Complementing these stunning images are the film’s secret weapon: two brilliant performances by the two lead actors. George O’Brien was the father of award-winning novelist Darcy O’Brien, but may be more noted as the first leading man to cry on film. The tearjerker moment comes as his character watches a wedding unfold. Remembering back on the vows he took for his own wife, he breaks down in love, humility and ultimately hope. As for his co-star, Janet Gaynor’s performance won the first ever Academy Award for Best Actress, beginning a long string of powerful leading ladies. Gaynor could never have known the importance of such an honor.

“Had I known then what it would come to mean … I’m sure I’d have been overwhelmed,” Gaynor said. :At the time, I think I was more thrilled over meeting Douglas Fairbanks (at the Oscars).” (C)

Gaynor’s experience is actually quite similar to the overall cultural embrace of Sunrise the film. Overshadowed by The Jazz Singer‘s breakthrough introduction of sound technology, Sunrise was somewhat forgotten, deemed a box office flop for not bringing a return on what had been Fox’s most expensive project up to that point. The fact that Murnau was tragically killed in a car crash less than four years later didn’t help the film’s exposure.

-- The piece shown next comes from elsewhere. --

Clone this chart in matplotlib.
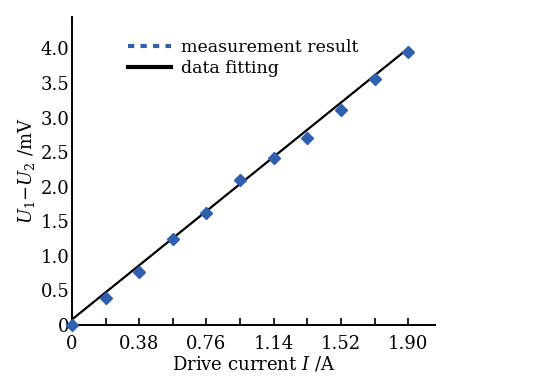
import numpy as np
import matplotlib.pyplot as plt
from matplotlib.lines import Line2D

# 测量数据
current = [0, 0.19, 0.38, 0.57, 0.76, 0.95, 1.14, 1.33, 1.52, 1.71, 1.90]
voltage = [0, 0.39, 0.77, 1.25, 1.62, 2.09, 2.41, 2.71, 3.11, 3.55, 3.94]

# 拟合直线
fit_x = [0, 1.90]
fit_y = [0.08, 4.0]

x_ticks = [0, 0.38, 0.76, 1.14, 1.52, 1.90]
x_labels = ['0', '0.38', '0.76', '1.14', '1.52', '1.90']
y_ticks = [0, 0.5, 1.0, 1.5, 2.0, 2.5, 3.0, 3.5, 4.0]
y_labels = ['0', '0.5', '1.0', '1.5', '2.0', '2.5', '3.0', '3.5', '4.0']

if __name__ == '__main__':
    plt.rcParams['font.family'] = 'DejaVu Serif'
    plt.rcParams['mathtext.fontset'] = 'dejavuserif'

    fig = plt.figure(figsize=(5.49, 3.82), dpi=100)
    ax = fig.add_axes([0.131, 0.149, 0.661, 0.806])

    blue = '#2f5fae'
    ax.plot(fit_x, fit_y, color='black', linewidth=1.6, zorder=2)
    ax.plot(current, voltage, linestyle='none', marker='D', markersize=6,
            color=blue, clip_on=False, zorder=3)

    ax.set_xlim(0, 2.05)
    ax.set_ylim(0, 4.45)

    ax.spines['top'].set_visible(False)
    ax.spines['right'].set_visible(False)
    ax.spines['left'].set_linewidth(1.4)
    ax.spines['bottom'].set_linewidth(1.4)

    ax.set_xticks(x_ticks)
    ax.set_xticklabels(x_labels)
    ax.set_xticks(current, minor=True)
    ax.set_yticks(y_ticks)
    ax.set_yticklabels(y_labels)
    ax.tick_params(axis='x', which='both', direction='in', length=5, width=1.2,
                   labelsize=13, pad=7)
    ax.tick_params(axis='y', which='both', direction='in', length=0, labelsize=13, pad=2)

    ax.set_xlabel('Drive current $I$ /A', fontsize=13, labelpad=1)
    ax.set_ylabel('$U_1$$-$$U_2$ /mV', fontsize=13, labelpad=2)

    # 图例
    h1 = Line2D([0], [0], linestyle=(0, (1.5, 1.5)), linewidth=3, color=blue)
    h2 = Line2D([0], [0], color='black', linewidth=3)
    ax.legend([h1, h2], ['measurement result', 'data fitting'],
              loc='upper left', bbox_to_anchor=(0.12, 0.97), frameon=False,
              fontsize=12.5, handlelength=2.5, handletextpad=0.6,
              labelspacing=0.25, borderaxespad=0.3)

    plt.savefig('out.png', dpi=100)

But over the years, academics and critics have come to realize that Sunrise was just as transformative as The Jazz Singer, pioneering ideas of space, illusion and superimposition that continue to be used today. Nearly 90 years later, Sunrise is a mainstay on most every critical best list, finally making the AFI’s Top 100 in 2007, and ranking as high as No. 5 on Sight & Sound‘s international critics poll in 2013, behind only Vertigo (#1), Citizen Kane (#2), Tokyo Story (#3) and The Rules of the Game (#4). There will always be viewers who stubbornly say, “That’s a silent movie. I have no desire to watch it.” But they’re missing out. Sunrise is without a doubt one of the finest love stories ever done.